GOAL.
Starting with the first line of the listing, quote each line exactly until and including the one with "var labelY = [249.5, 212.3, 191.6, 161.6, 130.8, 84];", leaving pictures out.

DATASET CONTENT.
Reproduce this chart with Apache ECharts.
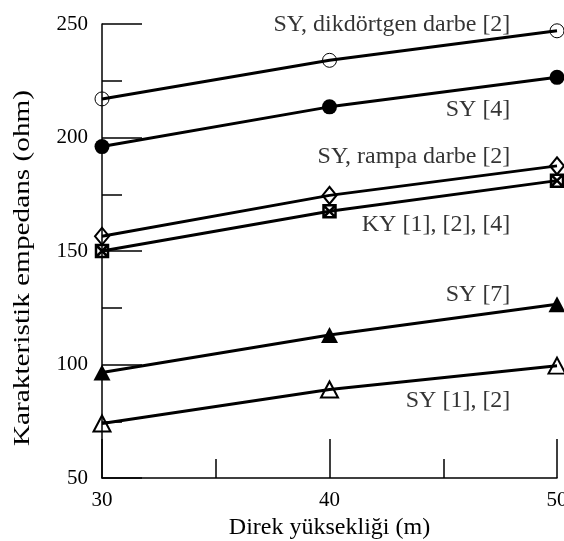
<!DOCTYPE html>
<html><head><meta charset="utf-8">
<script src="https://cdn.jsdelivr.net/npm/echarts@6/dist/echarts.min.js"></script>
<style>html,body{margin:0;padding:0;background:#fff;overflow:hidden}#c{width:564px;height:541px}</style>
</head><body><div id="c"></div>
<script>
var heights = [30, 40, 50];
var syDikdortgen = [217, 234, 247];
var sy4 = [196, 213.5, 226.5];
var syRampa = [156.5, 174.5, 187.5];
var ky = [150, 167.5, 181];
var sy7 = [96.5, 113, 126.5];
var sy12 = [74, 89, 99.5];
var labelTexts = ['SY, dikdörtgen darbe [2]', 'SY [4]', 'SY, rampa darbe [2]', 'KY [1], [2], [4]', 'SY [7]', 'SY [1], [2]'];
var labelX = [47.95, 47.95, 47.95, 47.95, 47.95, 47.95];
var labelY = [249.5, 212.3, 191.6, 161.6, 130.8, 84];

var FONT = '"Liberation Serif", "Times New Roman", serif';
function pts(v){ return heights.map(function(h,i){ return [h, v[i]]; }); }
var open = 'rgba(0,0,0,0)';
var squareX = 'path://M0,0 L10,0 L10,10 L0,10 Z M0,0 L10,10 M10,0 L0,10';

function line(name, v, symbol, size, fill, bw){
  return {
    name: name, type: 'line', data: pts(v), symbol: symbol, symbolSize: size,
    showSymbol: true, animation: false,
    lineStyle: {color: '#000', width: 3},
    itemStyle: {color: fill, borderColor: '#000', borderWidth: bw},
    z: 3
  };
}

var chart = echarts.init(document.getElementById('c'));
var option = {
  animation: false,
  backgroundColor: '#fff',
  grid: {left: 102, right: 7, top: 24, bottom: 63, containLabel: false, outerBoundsMode: 'none'},
  xAxis: {
    type: 'value', min: 30, max: 50, interval: 10,
    name: 'Direk yüksekliği (m)', nameLocation: 'middle', nameGap: 31,
    nameTextStyle: {fontFamily: FONT, fontSize: 24, color: '#000'},
    axisLine: {show: true, lineStyle: {color: '#000', width: 1.5}},
    axisTick: {show: true, inside: true, length: 39, lineStyle: {color: '#000', width: 1.5}},
    minorTick: {show: true, splitNumber: 2, length: 19, lineStyle: {color: '#000', width: 1.5}},
    axisLabel: {fontFamily: FONT, fontSize: 21, color: '#000', margin: 12, showMaxLabel: true},
    splitLine: {show: false}
  },
  yAxis: {
    type: 'value', min: 50, max: 250, interval: 50,
    axisLine: {show: true, lineStyle: {color: '#000', width: 1.5}},
    axisTick: {show: true, inside: true, length: 40, lineStyle: {color: '#000', width: 1.5}},
    minorTick: {show: true, splitNumber: 2, length: 20, lineStyle: {color: '#000', width: 1.5}},
    axisLabel: {fontFamily: FONT, fontSize: 21, color: '#000', margin: 14},
    splitLine: {show: false}
  },
  graphic: [{
    type: 'text', x: 23, y: 268, rotation: Math.PI/2, scaleX: 1.22,
    style: {text: 'Karakteristik empedans (ohm)', font: '24px ' + FONT, fill: '#000', align: 'center', verticalAlign: 'middle'}
  }],
  series: [
    line('SY, dikdörtgen darbe [2]', syDikdortgen, 'circle', 14, open, 1),
    line('SY [4]', sy4, 'circle', 15, '#000', 0),
    line('SY, rampa darbe [2]', syRampa, 'diamond', [14, 17], open, 2),
    line('KY [1], [2], [4]', ky, squareX, 12, open, 2.5),
    line('SY [7]', sy7, 'triangle', [17, 16], '#000', 0),
    line('SY [1], [2]', sy12, 'triangle', [17, 16], open, 2),
    {
      type: 'scatter', symbolSize: 0, animation: false, silent: true,
      data: labelTexts.map(function(t,i){ return {value: [labelX[i], labelY[i]], name: t}; }),
      label: {show: true, position: 'left', distance: 0, formatter: '{b}',
        fontFamily: FONT, fontSize: 24, color: '#000', verticalAlign: 'middle'},
      z: 5
    }
  ]
};
chart.setOption(option);
</script></body></html>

FULL ANSWER.
Reproduce this chart with Apache ECharts.
<!DOCTYPE html>
<html><head><meta charset="utf-8">
<script src="https://cdn.jsdelivr.net/npm/echarts@6/dist/echarts.min.js"></script>
<style>html,body{margin:0;padding:0;background:#fff;overflow:hidden}#c{width:564px;height:541px}</style>
</head><body><div id="c"></div>
<script>
var heights = [30, 40, 50];
var syDikdortgen = [217, 234, 247];
var sy4 = [196, 213.5, 226.5];
var syRampa = [156.5, 174.5, 187.5];
var ky = [150, 167.5, 181];
var sy7 = [96.5, 113, 126.5];
var sy12 = [74, 89, 99.5];
var labelTexts = ['SY, dikdörtgen darbe [2]', 'SY [4]', 'SY, rampa darbe [2]', 'KY [1], [2], [4]', 'SY [7]', 'SY [1], [2]'];
var labelX = [47.95, 47.95, 47.95, 47.95, 47.95, 47.95];
var labelY = [249.5, 212.3, 191.6, 161.6, 130.8, 84];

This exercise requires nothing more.